* Work instructions: Write out, word for word, every line from the first one through the line that holds "fit_y = [17.3, 46.6]", and nothing else; skip the pictures.

* Recorded data:
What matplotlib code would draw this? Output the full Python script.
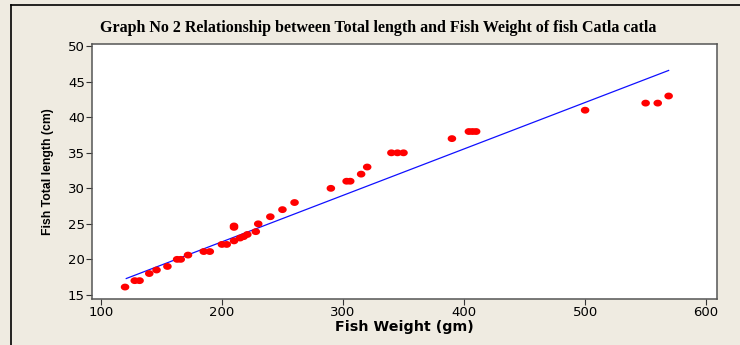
import matplotlib.pyplot as plt
from matplotlib.lines import Line2D
from matplotlib.path import Path
import numpy as np

# fish weight (gm) vs total length (cm)
weight = [120, 128, 132, 140, 146, 155, 163, 166, 172, 185, 190,
          200, 204, 210, 210, 210, 215, 218, 221, 228, 230, 240,
          250, 260, 290, 303, 306, 315, 320, 340, 345, 350, 390,
          404, 407, 410, 500, 550, 560, 569]
length = [16.1, 17.0, 17.0, 18.0, 18.5, 19.0, 20.0, 20.0, 20.6, 21.1, 21.1,
          22.1, 22.1, 24.7, 24.5, 22.6, 23.0, 23.2, 23.5, 23.9, 25.0, 26.0,
          27.0, 28.0, 30.0, 31.0, 31.0, 32.0, 33.0, 35.0, 35.0, 35.0, 37.0,
          38.0, 38.0, 38.0, 41.0, 42.0, 42.0, 43.0]

# fitted line end points
fit_x = [121, 569]
fit_y = [17.3, 46.6]

xticks = [100, 200, 300, 400, 500, 600]
yticks = [15, 20, 25, 30, 35, 40, 45, 50]

bg = '#efebe1'

# slightly wide dot, like the original
t = np.linspace(0, 2 * np.pi, 40)
dot = Path(np.column_stack([1.25 * np.cos(t), np.sin(t)]), closed=True)

fig = plt.figure(figsize=(7.4, 3.45), dpi=100, facecolor=bg)
ax = fig.add_axes([0.124, 0.133, 0.845, 0.739])
ax.set_facecolor('white')

ax.plot(fit_x, fit_y, color='#1010ff', linewidth=0.9, zorder=2)
ax.scatter(weight, length, marker=dot, s=38, color='#ff0000',
           edgecolors='none', zorder=3)

ax.set_xlim(92.5, 609)
ax.set_ylim(14.4, 50.3)
ax.set_xticks(xticks)
ax.set_yticks(yticks)
ax.tick_params(direction='out', length=4, width=0.8, colors='#333333',
               labelsize=9.5, labelcolor='black', pad=1)
for s in ax.spines.values():
    s.set_color('#555555')
    s.set_linewidth(1.1)

ax.set_xlabel('Fish Weight (gm)', fontsize=10.3, fontweight='bold', labelpad=1)
ax.set_ylabel('Fish Total length (cm)',
              family=['Liberation Sans', 'DejaVu Sans'],
              fontsize=8.8, fontweight='bold', labelpad=10)

fig.text(0.511, 0.918,
         'Graph No 2 Relationship between Total length and Fish Weight of fish Catla catla',
         ha='center', va='center', family=['Liberation Serif', 'DejaVu Serif'],
         fontsize=11.5, fontweight='bold')

# outer frame (left and top edges visible in the crop)
x0 = 10.5 / 740
y0 = 1 - 5 / 345
fig.add_artist(Line2D([x0, x0], [0, y0], transform=fig.transFigure,
                      color='black', linewidth=1.2))
fig.add_artist(Line2D([x0, 1], [y0, y0], transform=fig.transFigure,
                      color='black', linewidth=1.2))

fig.savefig('out.png', dpi=100, facecolor=bg)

* Completed exercise:
What matplotlib code would draw this? Output the full Python script.
import matplotlib.pyplot as plt
from matplotlib.lines import Line2D
from matplotlib.path import Path
import numpy as np

# fish weight (gm) vs total length (cm)
weight = [120, 128, 132, 140, 146, 155, 163, 166, 172, 185, 190,
          200, 204, 210, 210, 210, 215, 218, 221, 228, 230, 240,
          250, 260, 290, 303, 306, 315, 320, 340, 345, 350, 390,
          404, 407, 410, 500, 550, 560, 569]
length = [16.1, 17.0, 17.0, 18.0, 18.5, 19.0, 20.0, 20.0, 20.6, 21.1, 21.1,
          22.1, 22.1, 24.7, 24.5, 22.6, 23.0, 23.2, 23.5, 23.9, 25.0, 26.0,
          27.0, 28.0, 30.0, 31.0, 31.0, 32.0, 33.0, 35.0, 35.0, 35.0, 37.0,
          38.0, 38.0, 38.0, 41.0, 42.0, 42.0, 43.0]

# fitted line end points
fit_x = [121, 569]
fit_y = [17.3, 46.6]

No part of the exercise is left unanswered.